Sunday, 18 August 2013

Accessing null-termination character in std::string (string subscript out of range)

Accessing null-termination character in std::string (string subscript out
of range)

Consider the following very simple text example:
#include <stdio.h>
#include <string>
int main() {
std::string x("ugabuga");
int i=0;
while (x[i]) {
++i;
}
printf("%d\n",i); //should print 7
return 0;
}
I would expect the program to iterate over all characters of the string,
then reach the null-terminating character breaking the loop and reach the
program end correctly.
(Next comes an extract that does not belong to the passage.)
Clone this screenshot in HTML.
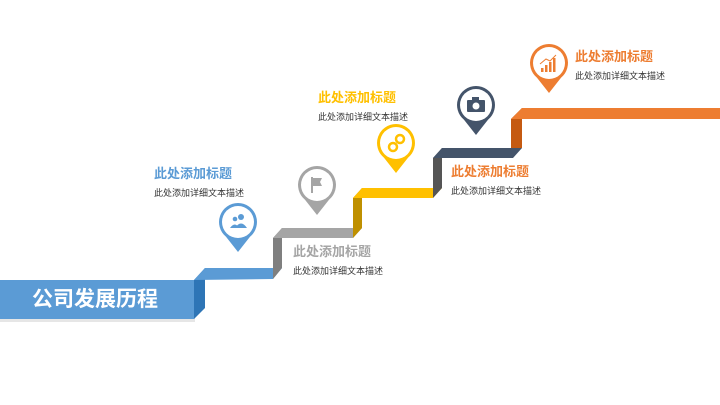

However, when I tried compiling it in debug mode
under Visual Studio 2010 I am reaching an exception "string subscript out
of range". When compiling in release mode this program passes, but my
bigger project depending on this behaviour crashes - perhaps because of
this issue.
However, when I checked the specification of std::string::operator[] at
http://www.cplusplus.com/reference/string/string/operator%5B%5D/, the
end-character string is handled explicitly:
If pos is equal to the string length, the function returns a reference to
a null character ('\0').
I would like to ask here:
Is my interpretation of specification of std::string correct? Or am I
missing something?
If the problem lies on VS side of implementation, how can I easily fix
this - hopefully without calling length() each time I use the operator[]?
e.g. will using c_str()[i] will be safe?
If the problem lies on VS side of implementation - do you know if it is
fixed in VS 2012 or pehaps will be fixed in the future?